In the National Cadet Corps, which is closely connected to Indian universities the vice chancellor of the university is given the honorary rank of 'colonel commandant'. Vice chancellors are eligible to wear the NCC khakhi uniform and wear the insignia, even though they would not have any military experience. In NCC this appointment is purely ceremonial.

==Pakistan==
In the Pakistan Army the post of colonel commandant is an honorary post held by the most senior serving member of a corps or regiments. They are usually general officers in the rank of major general or lieutenant general. The post is found in all corps and regiments of the army.

==Sri Lanka==
In the Sri Lankan Army the post of colonel commandant is an honorary post held by the most senior serving member of a corps, he/she is usually a general officer or a brigadier. The post is found in all corps of the army as well as the Mechanized Infantry Regiment and the Sri Lanka National Guard. It is similar in function to that of colonel of the regiment found in multi-battalion infantry regiments.

==United Kingdom==
In the British Army, the term colonel-commandant goes back at least to the American War of Independence, when it denoted an officer in command of a regiment.

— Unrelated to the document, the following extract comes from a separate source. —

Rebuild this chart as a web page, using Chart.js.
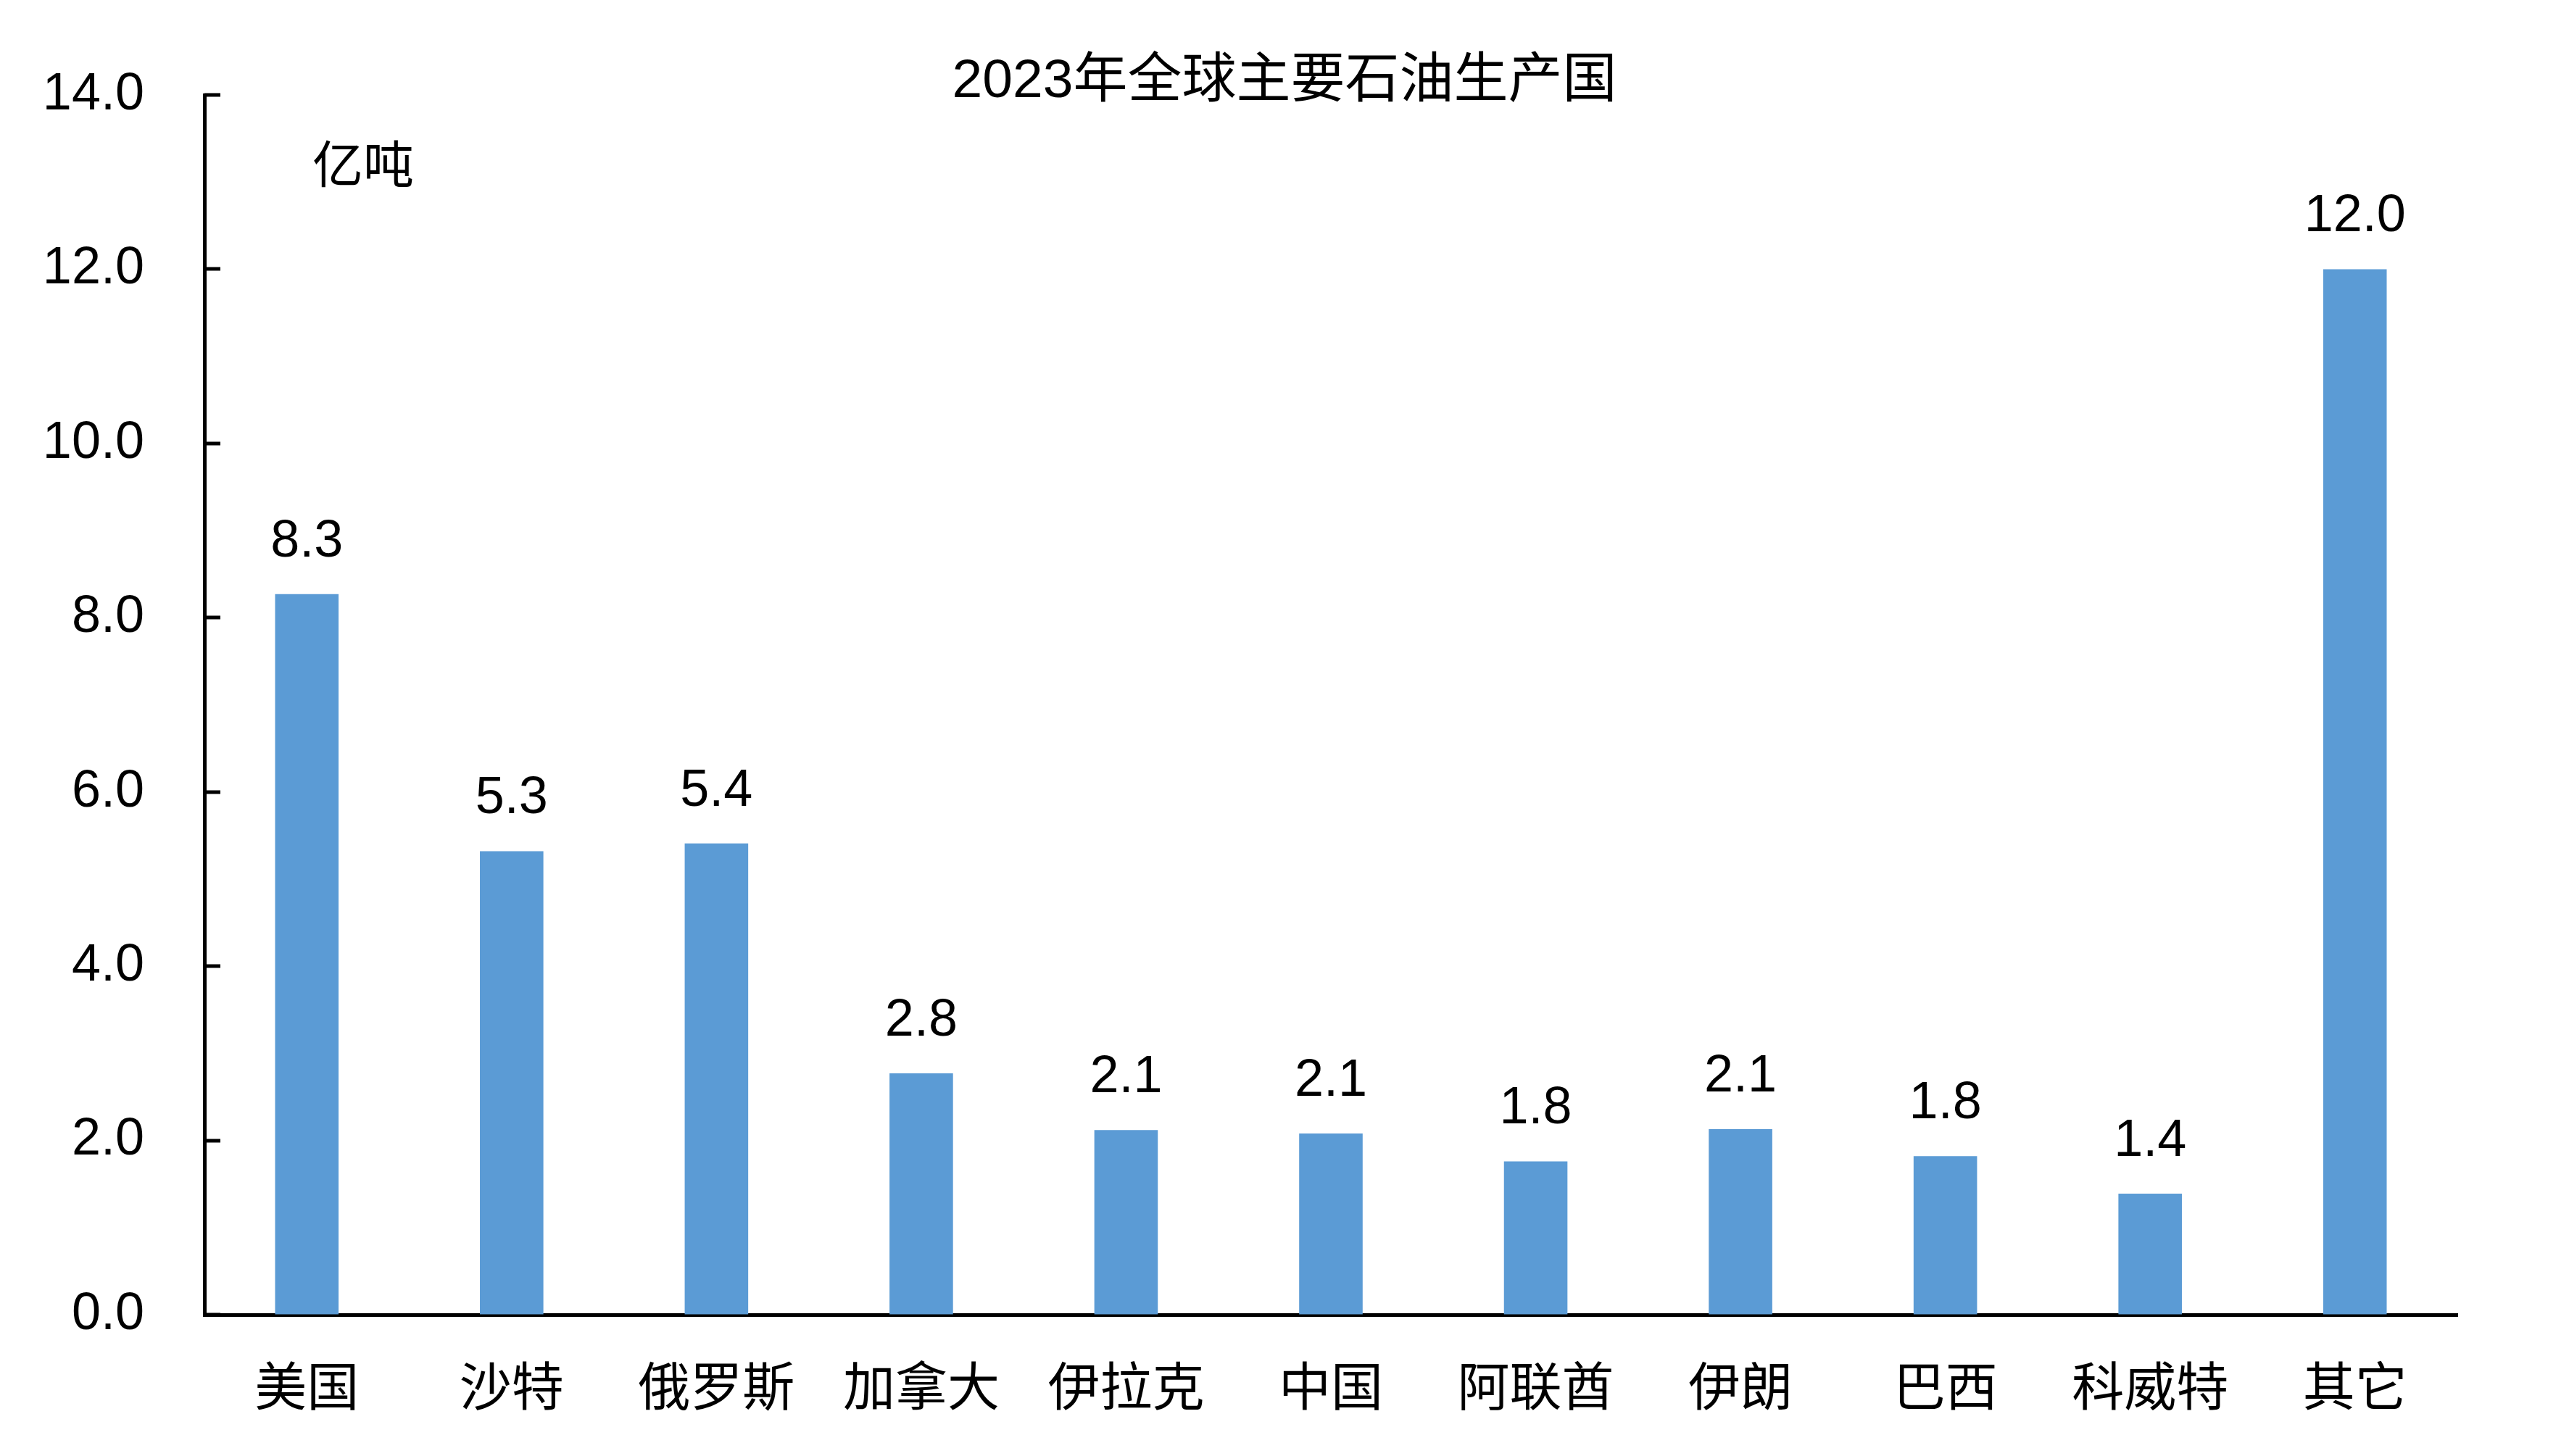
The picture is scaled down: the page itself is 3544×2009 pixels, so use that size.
<!DOCTYPE html>
<html>
<head>
<meta charset="utf-8">
<script src="https://cdn.jsdelivr.net/npm/chart.js@4/dist/chart.umd.min.js"></script>
<style>
  html, body { margin: 0; padding: 0; background: #fff; }
  #wrap { width: 3544px; height: 2009px; }
</style>
</head>
<body>
<div id="wrap"><canvas id="oil-chart" width="3544" height="2009"></canvas></div>
<script>
const countries = ['美国', '沙特', '俄罗斯', '加拿大', '伊拉克', '中国', '阿联酋', '伊朗', '巴西', '科威特', '其它'];
const output = [8.27, 5.32, 5.41, 2.77, 2.12, 2.08, 1.76, 2.13, 1.82, 1.39, 12.0];
const yTicks = [0, 2, 4, 6, 8, 10, 12, 14];
const chartTitle = '2023年全球主要石油生产国';
const unitLabel = '亿吨';

const latin = '"Liberation Sans", Arial, sans-serif';
const cjk = '"Noto Sans CJK SC", sans-serif';

// title centred on the whole canvas, inward tick marks, unit text
const extras = {
  id: 'extras',
  afterDraw(chart) {
    const ctx = chart.ctx;
    const y = chart.scales.y;
    const area = chart.chartArea;
    ctx.save();
    ctx.strokeStyle = '#000';
    ctx.lineWidth = 5;
    yTicks.forEach(v => {
      const py = Math.round(y.getPixelForValue(v));
      ctx.beginPath();
      ctx.moveTo(area.left, py);
      ctx.lineTo(area.left + 22, py);
      ctx.stroke();
    });
    ctx.fillStyle = '#000';
    ctx.textAlign = 'center';
    ctx.textBaseline = 'middle';
    ctx.font = '75px "Liberation Sans", "Noto Sans CJK SC", sans-serif';
    ctx.fillText(chartTitle, chart.width / 2, 113);
    ctx.font = '70px ' + cjk;
    ctx.fillText(unitLabel, 501, 226);
    ctx.restore();
  }
};

// value labels above each bar
const barValues = {
  id: 'barValues',
  afterDatasetsDraw(chart) {
    const ctx = chart.ctx;
    const meta = chart.getDatasetMeta(0);
    ctx.save();
    ctx.fillStyle = '#000';
    ctx.font = '72px ' + latin;
    ctx.textAlign = 'center';
    ctx.textBaseline = 'alphabetic';
    meta.data.forEach((bar, i) => {
      ctx.fillText(output[i].toFixed(1), bar.x, bar.y - 52);
    });
    ctx.restore();
  }
};

const config = {
  type: 'bar',
  data: {
    labels: countries,
    datasets: [{
      data: output,
      backgroundColor: '#5B9BD5',
      borderWidth: 0,
      barPercentage: 0.31,
      categoryPercentage: 1.0,
    }]
  },
  options: {
    responsive: false,
    animation: false,
    layout: { padding: { left: 0, right: 154, top: 131, bottom: 0 } },
    plugins: {
      legend: { display: false },
      tooltip: { enabled: false },
      title: { display: false },
    },
    scales: {
      x: {
        grid: { display: true, drawOnChartArea: false, drawTicks: false },
        border: { display: true, color: '#000', width: 5 },
        ticks: {
          color: '#000',
          padding: 54,
          font: { family: cjk, size: 72 },
          maxRotation: 0,
          autoSkip: false,
        },
        afterFit(scale) { scale.height = 195; },
      },
      y: {
        min: 0,
        max: 14,
        grid: { display: true, drawOnChartArea: false, drawTicks: false },
        border: { display: true, color: '#000', width: 5 },
        ticks: {
          stepSize: 2,
          color: '#000',
          padding: 83,
          font: { family: latin, size: 72 },
          callback: v => Number(v).toFixed(1),
        },
        afterFit(scale) { scale.width = 282; },
      }
    }
  },
  plugins: [extras, barValues]
};

new Chart(document.getElementById('oil-chart'), config);
</script>
</body>
</html>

In 1921, the Army abolished the appointment of brigadier-general and replaced it with the new appointments of colonel-commandant and colonel on the staff: Colonels-commandant commanded brigades, depots or training establishments, while colonels on the staff held administrative appointments. Like brigadier-general, both of the new appointments were temporary, the holder reverting to his substantive rank (usually colonel) at the end of his appointment. They were both abolished from 1 June 1928, replaced by the appointment of brigadier (though the rank insignia – a crown over three "pips" or stars – remained the same). The Indian Army used the same appointments.

In the Royal Marines, the appointments of colonel commandant and colonel & 2nd commandant dated back to 1755, when fifty companies of marines were raised in three divisions: each division had a colonel commandant and a colonel & 2nd commandant. From 1755 until the end of the Napoleonic era, the appointment of colonel & 2nd commandant was usually held by a lieutenant-colonel, colonel, or major-general, while the appointment of colonel commandant was held by a colonel or above, but only very rarely by a full general. The Royal Marines adopted the appointment of brigadier-general to be held by its colonels commandant (then five in number) in 1913, and dispensed with it again in 1921. Like the Army, the Royal Marines adopted the appointment of brigadier in 1928, but the ranks of colonel commandant and colonel 2nd commandant persisted at least as far as World War II. By 1957, however, they had been abolished and replaced with brigadier (now a rank instead of an appointment, as in the Army) and colonel.

The title of colonel-commandant is now used as an honorary or ceremonial title relating to a military corps. For example, General Sir Richard Dannatt was Colonel-Commandant of the Army Air Corps as well as his full-time role as Chief of the General Staff while Brigadier Jane Arigho, a retired Director of Army Nursing Services and Lieutenant-Colonel Carol Kefford, also a retired QARANC officer, are the Colonel-Commandants of Queen Alexandra's Royal Army Nursing Corps.

==United States==
In 1779, Hungarian-born Colonel Commandant Michael Kovats died leading the Continental Army cavalry against British troops at Charleston.

The highest-ranking officer of the United States Marine Corps was formerly titled Colonel Commandant: the title now is simply Commandant. Colonel-Commandant was also used for Lloyd J. Beall, the commanding officer of the short-lived Confederate States Marine Corps during the American Civil War.

At the Alamo, William B. Travis was given the position of lieutenant colonel commandant.